Jackson continued his reign with “Dallas”, “She’s Got The Rhythm (And I Got The Blues)”, and, of course, the one that gets ‘em all moving for the dance floor, “Chattahoochee”. Jackson’s name appears in the writing credits for virtually all the material that occupies the first disc save for a few covers of classics such as “Mercury Blues” and “Summertime Blues”, and another of the greats, “Gone Country”.

This box augments that string of top charters with three previously unreleased tracks, including a cover of “Seven Bridges Road “ and two co-writes with Randy Travis, “Born Too Late” and “If Tears Could Talk”. They’re good but no match for the main events nor much of a match for the next round, which includes “A House With No Curtains”, “I Don’t Even Know Your Name”, “Tall, Tall Trees” and “Between The Devil And Me”. The yield of chart toppers lessened as Jackson moved into mid-late 1990s but the top tens sure didn’t.
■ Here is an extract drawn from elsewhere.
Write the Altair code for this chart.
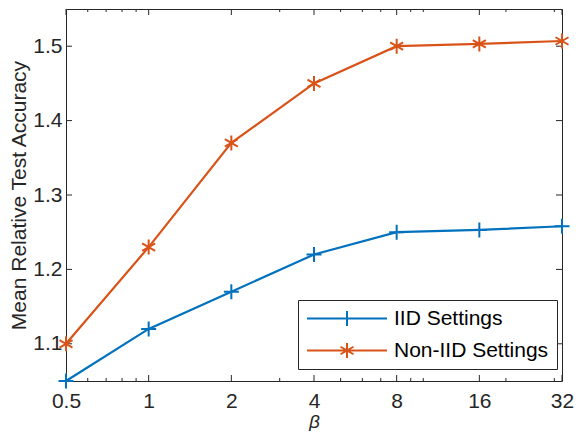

Those that didn’t bother the number one position are still songs most artists would have been proud to record and Jackson never loses his mojo throughout.

Three more bonus tracks, including “Seguro Que Hell Yes” and “Wings” are strong showings but they predict the missteps that come to the third set. It’s easy to think that “Where Were You (When The World Stopped Turning)” might have come a little closely on the heels of 9/11 to work in the future and although Jimmy Buffett doesn’t ruin “It’s Five O’ Clock Somewhere”, he’s no Allan Jackson.

Still, “Small Town Southern Man”, “As She’s Walking Away” (with Zac Brown Band) and “Drive (For Daddy Gene)” rescue us from despair. “Love Is Hard” and “Ain’t Just A Southern Thing” are mostly love or leave material but the collection as a whole is more than fan (or curiosity seeker) could ask for. A booklet filled with photos and testimonials from Jackon's best peers makes the physical product all the more enjoyable.